The Federal Government touts a conviction rate of more than 90%, largely represented by guilty pleas, not trial wins. The government specializes in producing statistics that invite the inference they want, so there should be no surprises here.
But how does the Government manage to win so convincingly? Rather than entertain the notion that presumably innocent people get paraded around in the "cuff and stuff walk of shame" or stuffed away in a cell for a few months awaiting trial, let's look at the hamstringing that goes on behind the scenes of public scrutiny. It starts with the calculated removal of the defendant's ability to hire the best defense attorneys by restraining their assets before the first juror is sworn in. Of course, the official reason will be a flight risk argument or a claim that the accused's funds were products of ill-gotten gain. When the accused - who are Constitutionally presumptively innocent - are prematurely stripped of their ability to wage a meaningful defense, they are, in essence, forced into handing the Government another layup conviction in our assembly line system of justice.
Finally, a pleasant and long overdue overhaul to the Government's "Seize now - Prove Later" tactic is being changed, thanks to arguably one of the best criminal defense attorneys in the nation, Howard Srebnick of Miami, who has delivered a major win for our Sixth Amendment right while dealing a decisive blow to the Government.
On March 30th, in a five-member majority, the Supreme Court ruled the Government cannot freeze untainted assets if that restraint prevents the defendant from hiring a lawyer.

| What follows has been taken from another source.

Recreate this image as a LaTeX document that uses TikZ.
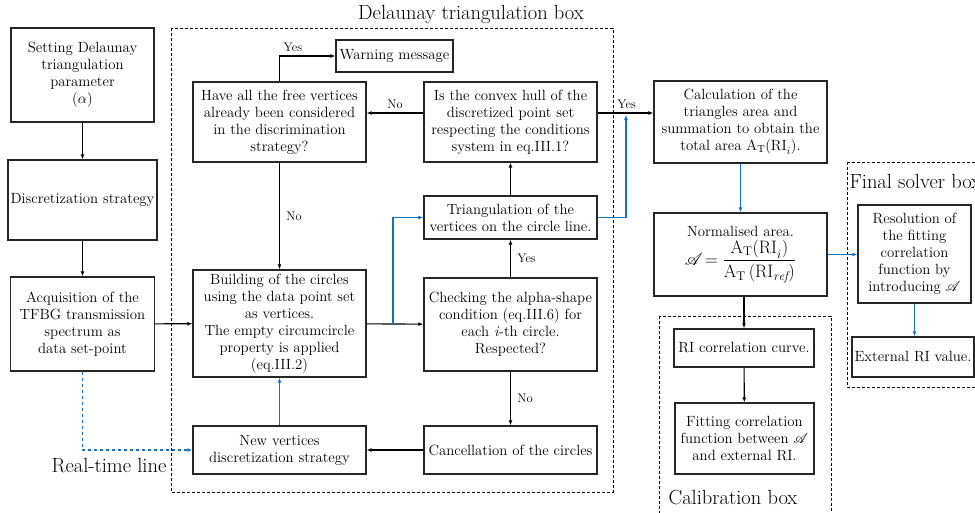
\RequirePackage{fix-cm}
\documentclass[tikz,border=0pt]{standalone}
\usepackage{fontspec}
\usepackage{amsmath, mathrsfs}
\usetikzlibrary{arrows.meta, positioning}
\definecolor{lineblue}{RGB}{20,112,196}

\begin{document}
\begin{tikzpicture}[x=1pt, y=-1pt, font=\fontsize{14.8}{17}\selectfont,
    box/.style={draw=black!85, line width=1.3pt, align=center, inner sep=2pt},
    dbox/.style={draw, dash pattern=on 3pt off 2pt, line width=0.9pt},
    flow/.style={-{Latex[length=5pt,width=4pt]}, line width=1.1pt},
    blue flow/.style={flow, draw=lineblue},
    lbl/.style={font=\fontsize{12.5}{14}\selectfont},
    boxtitle/.style={font=\fontsize{20.5}{24}\selectfont}]
  \useasboundingbox (0,0) rectangle (975,512);

  % frames
  \draw[dbox] (171,28) rectangle (613,492);
  \draw[dbox] (659,316) rectangle (831,520);
  \draw[dbox] (847,162) rectangle (976,387);
  \node[boxtitle] (delbox) at (471,14) {Delaunay triangulation box};
  \node[boxtitle] (rtline) at (109,466) {Real-time line};
  \node[boxtitle] (calbox) at (733,497) {Calibration box};
  \node[boxtitle, anchor=west] (finbox) at (846,181) {Final solver box};

  % left column
  \node[box, minimum width=143pt, minimum height=94pt] (setpar) at (82.5,75)
    {Setting Delaunay\\triangulation\\parameter\\($\alpha$)};
  \node[box, minimum width=149pt, minimum height=80pt] (disc) at (82.5,200)
    {Discretization strategy};
  \node[box, minimum width=144pt, minimum height=94pt] (acq) at (82.5,324)
    {Acquisition of the\\TFBG transmission\\spectrum as\\data set-point};

  % Delaunay triangulation box
  \node[box, minimum width=173pt, minimum height=80pt] (have) at (279.5,122)
    {Have all the free vertices\\already been considered\\in the discrimination\\strategy?};
  \node[box, minimum width=117pt, minimum height=32pt] (warn) at (394.5,56)
    {Warning message};
  \node[box, minimum width=173pt, minimum height=107pt] (build) at (279.5,323.5)
    {Building of the circles\\using the data point set\\as vertices.\\The empty circumcircle\\property is applied\\(eq.III.2)};
  \node[box, minimum width=173pt, minimum height=48pt] (newv) at (279.5,450)
    {New vertices\\discretization strategy};
  \node[box, minimum width=173pt, minimum height=80pt] (hull) at (510.5,122)
    {Is the convex hull of the\\discretized point set\\respecting the conditions\\system in eq.III.1?};
  \node[box, minimum width=173pt, minimum height=43pt] (tri) at (510.5,217.5)
    {Triangulation of the\\vertices on the circle line.};
  \node[box, minimum width=173pt, minimum height=93pt] (check) at (510.5,324.5)
    {Checking the alpha-shape\\condition (eq.III.6) for\\each \textit{i}-th circle.\\Respected?};
  \node[box, minimum width=173pt, minimum height=48pt] (cancel) at (510.5,450)
    {Cancellation of the circles};

  % right part
  \node[box, minimum width=173pt, minimum height=82pt] (calc) at (740.5,122)
    {Calculation of the\\triangles area and\\summation to obtain the\\total area $\mathrm{A_T(RI}_i)$.};
  \node[box, minimum width=173pt, minimum height=83pt] (norm) at (740.5,254.5)
    {Normalised area.\\[2pt]
     {\fontsize{18}{20}\selectfont$\displaystyle\mathscr{A}\!=\frac{\mathrm{A_T(RI}_i)}{\mathrm{A_T}\left(\mathrm{RI}_{\mathit{ref}}\right)}$}};
  \node[box, minimum width=140pt, minimum height=38pt] (ricurve) at (744,348)
    {RI correlation curve.};
  \node[box, minimum width=139pt, minimum height=71pt] (fit) at (744.5,438.5)
    {Fitting correlation\\function between $\mathscr{A}$\\and external RI.};
  \node[box, minimum width=113pt, minimum height=98pt] (resol) at (914.5,254)
    {Resolution of\\the fitting\\correlation\\function by\\introducing $\mathscr{A}$};
  \node[box, minimum width=122pt, minimum height=40pt] (ext) at (913,357)
    {External RI value.};

  \coordinate (split) at (393,323.5);
  \coordinate (join) at (626,115);

  \draw[flow] (setpar.south) -- (setpar.south |- disc.north);
  \draw[flow] (disc.south) -- (disc.south |- acq.north);
  \draw[flow] (acq) -- (build);
  \draw[blue flow, dashed] (acq.south) |- (newv.west);
  \draw[flow] (have.north) |- node[lbl, above, pos=0.62] {Yes} (warn.west);
  \draw[flow] (have) -- node[lbl, right=3pt] {No} (build);
  \draw[flow] ([yshift=9pt]hull.west) -- node[lbl, above] {No} ([yshift=9pt]hull.west -| have.east);
  \draw[flow] (build) -- (check);
  \draw[blue flow] (split) |- (tri.west);
  \draw[flow] (check) -- node[lbl, right=3pt] {Yes} (tri);
  \draw[flow] (tri) -- (hull);
  \draw[flow] (check) -- node[lbl, right=3pt] {No} (cancel);
  \draw[flow] (cancel) -- (newv);
  \draw[blue flow] (newv) -- (build);
  \draw[flow] ([yshift=9pt]hull.east) -- node[lbl, above, pos=0.52] {Yes} ([yshift=9pt]calc.west);
  \draw[blue flow] (tri.east) -| (join);
  \draw[blue flow] (calc) -- (norm);
  \draw[flow] (norm.south -| ricurve.north) -- (ricurve.north);
  \draw[flow] (ricurve) -- (fit);
  \draw[blue flow] (norm.east) -- (norm.east -| resol.west);
  \draw[blue flow] (resol.south) -- (resol.south |- ext.north);
\end{tikzpicture}
\end{document}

This is a critical ruling that will help level the playing field when battling U.S. Attorneys who are not limited by financial or human resources.
The defendant can now meaningfully challenge the Government's case instead of being held hostage to the fixed fee court appointed attorney or woefully under-staffed Public Defender's office whose strategy is universally reduced to emphasizing the enhanced trial penalty and inducing a plea.
Sila Luis was indicted for allegedly running a multi-million dollar Medicare fraud. Sentencing in white-collar cases is primarily driven by the amount of economic loss - and the $45 million dollar loss claimed by the Government exposes Mrs. Silas to decades in prison. Naturally, the Government sought to freeze the remainder of her accounts with the rationale that funds should be reserved for statutory penalties and so forth - already assuming a victory. The odds and history would certainly be against Luis if she were forced to take a number at the Public Defender's office. Now she will able to comprehensively challenge the Government's allegations.
But perhaps the greatest irony to flow from this decision was Luis's decision to hire Mr. Srebnick - a choice that Government argued to remove but now benefits the people. Seize that.